Lipnica znów zakwitła palmami – zdjęcia

Kilkadziesiąt palm wielkanocnych „wyrosło” na lipnickim Rynku. Rekordu nie było, ale wszyscy z napięciem obserwowali moment stawiania najwyższych drzewek. To górujące nad Lipnicą tradycyjnie należy do Zbigniewa Urbańskiego.

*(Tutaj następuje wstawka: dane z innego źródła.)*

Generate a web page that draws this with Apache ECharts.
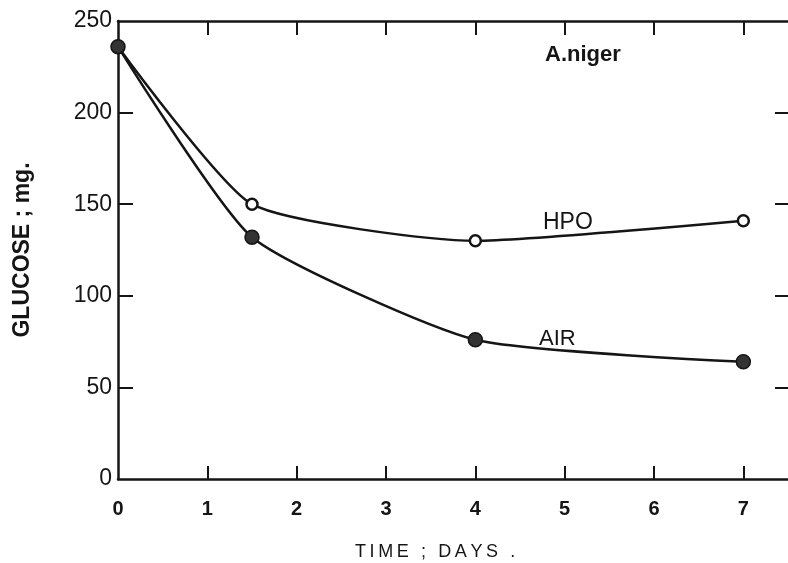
<!DOCTYPE html>
<html>
<head>
<meta charset="utf-8">
<script src="https://cdn.jsdelivr.net/npm/echarts@6/dist/echarts.min.js"></script>
<style>
  html, body { margin: 0; padding: 0; background: #fff; }
  #chart { width: 788px; height: 563px; }
</style>
</head>
<body>
<div id="chart"></div>
<script>
// values
var days = [0, 1.5, 4, 7];
var hpo = [236, 150, 130, 141];
var air = [236, 132, 76, 64];
var xLabels = [0, 1, 2, 3, 4, 5, 6, 7];
var xTicks = [1, 2, 3, 4, 5, 6, 7];
var yTicks = [0, 50, 100, 150, 200, 250];
var inkColor = "#151515";

(function () {
  var myechart = echarts.init(document.getElementById("chart"));
  var font = "Liberation Sans";
  var thin = "\u2009";

  function pairs(ys) {
    return days.map(function (d, i) {
      return [d, ys[i]];
    });
  }

  var lineAxis = { show: true, onZero: false, lineStyle: { color: inkColor, width: 2.5 } };

  option = {
    backgroundColor: "#fff",
    animation: false,
    grid: { left: 118, right: 0, top: 21, bottom: 84 },
    xAxis: [
      {
        type: "value",
        position: "bottom",
        min: 0,
        max: 7.5,
        axisLine: lineAxis,
        axisTick: {
          inside: true,
          length: 13,
          customValues: xTicks,
          lineStyle: { color: inkColor, width: 2 },
        },
        axisLabel: {
          color: inkColor,
          fontFamily: font,
          fontSize: 20,
          fontWeight: "bold",
          margin: 20,
          customValues: xLabels,
        },
        splitLine: { show: false },
      },
      {
        type: "value",
        position: "top",
        min: 0,
        max: 7.5,
        axisLine: lineAxis,
        axisTick: {
          inside: true,
          length: 14,
          customValues: xTicks,
          lineStyle: { color: inkColor, width: 2 },
        },
        axisLabel: { show: false },
        splitLine: { show: false },
      },
    ],
    yAxis: [
      {
        type: "value",
        position: "left",
        min: 0,
        max: 250,
        name: "GLUCOSE ; mg.",
        nameLocation: "middle",
        nameGap: 84,
        nameTextStyle: {
          color: inkColor,
          fontFamily: font,
          fontSize: 23,
          fontWeight: "bold",
        },
        axisLine: lineAxis,
        axisTick: {
          inside: true,
          length: 15,
          customValues: yTicks.slice(1, 5),
          lineStyle: { color: inkColor, width: 2 },
        },
        axisLabel: {
          color: inkColor,
          fontFamily: font,
          fontSize: 23,
          margin: 6,
          customValues: yTicks,
        },
        splitLine: { show: false },
      },
      {
        type: "value",
        position: "right",
        min: 0,
        max: 250,
        axisLine: { show: false, onZero: false },
        axisTick: {
          show: true,
          inside: true,
          length: 13,
          customValues: yTicks.slice(1, 5),
          lineStyle: { color: inkColor, width: 2 },
        },
        axisLabel: { show: false },
        splitLine: { show: false },
      },
    ],
    series: [
      {
        name: "HPO",
        type: "line",
        smooth: 0.18,
        data: pairs(hpo),
        symbol: "circle",
        symbolSize: 11,
        lineStyle: { color: inkColor, width: 2.5 },
        itemStyle: { color: "#fff", borderColor: inkColor, borderWidth: 2.5 },
        z: 3,
      },
      {
        name: "AIR",
        type: "line",
        smooth: 0.18,
        data: pairs(air),
        symbol: "circle",
        symbolSize: 14,
        lineStyle: { color: inkColor, width: 2.5 },
        itemStyle: { color: "#333", borderColor: inkColor, borderWidth: 1.5 },
        z: 4,
      },
    ],
    graphic: [
      {
        type: "text",
        left: 545,
        top: 44,
        style: { text: "A.niger", fill: inkColor, font: "bold 22px " + font },
      },
      {
        type: "text",
        left: 543,
        top: 211,
        style: { text: "HPO", fill: inkColor, font: "23px " + font },
      },
      {
        type: "text",
        left: 539,
        top: 328,
        style: { text: "AIR", fill: inkColor, font: "22px " + font },
      },
      {
        type: "text",
        left: 355,
        top: 543,
        style: {
          text: "TIME ; DAYS .".split("").join(thin),
          fill: inkColor,
          font: "18px " + font,
        },
      },
    ],
  };

  myechart.setOption(option);
  window.addEventListener("resize", function () {
    myechart.resize();
  });
})();
</script>
</body>
</html>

Najwyższa palma jego autorstwa ma 31 m 84 cm. To nieco mniej niż rok temu (32,34 m), jednak mieszkaniec Lipnicy Murowanej mierzy wysoko. Tyle, że nie chce zdradzić precyzyjnie, kiedy pobije wysokość 40 m, wykonując palmę wyższą niż wieża kościoła parafialnego. O swoim zamiarze mówi od kilku lat, a dzisiaj go potwierdził. Być może za 2-3 lata, trzeba zbudować pewne napięcie – zapowiada.

Zbigniew Urbański nie kryje, że za jego wykonywaniem palm stoi wyższa idea. Zachorowałem w roku 2000, miałem ciężką chorobę i wahało się czy przeżyję, czy nie. Wtedy pomyślałem, że zabiorę się za palmy. Zacząłem od 12 m, później 16 m, 22 m, później 26 m, w końcu myślę: pobiję tę magiczną trzydziestkę. Teraz marzy mi się magiczna czterdziestka, ale kiedyś ta granica się musi skończyć – mówi zwycięzca.

Do tegorocznego konkursu palm wykonano ok. 70 drzewek wielkanocnych. Mniej więcej tyle samo, co rok temu, jednak wyraźnie widać coraz mniejszą liczbę palm najwyższych. Tym razem lipy wokół Rynku w Lipnicy podtrzymują tylko trzy takie okazy.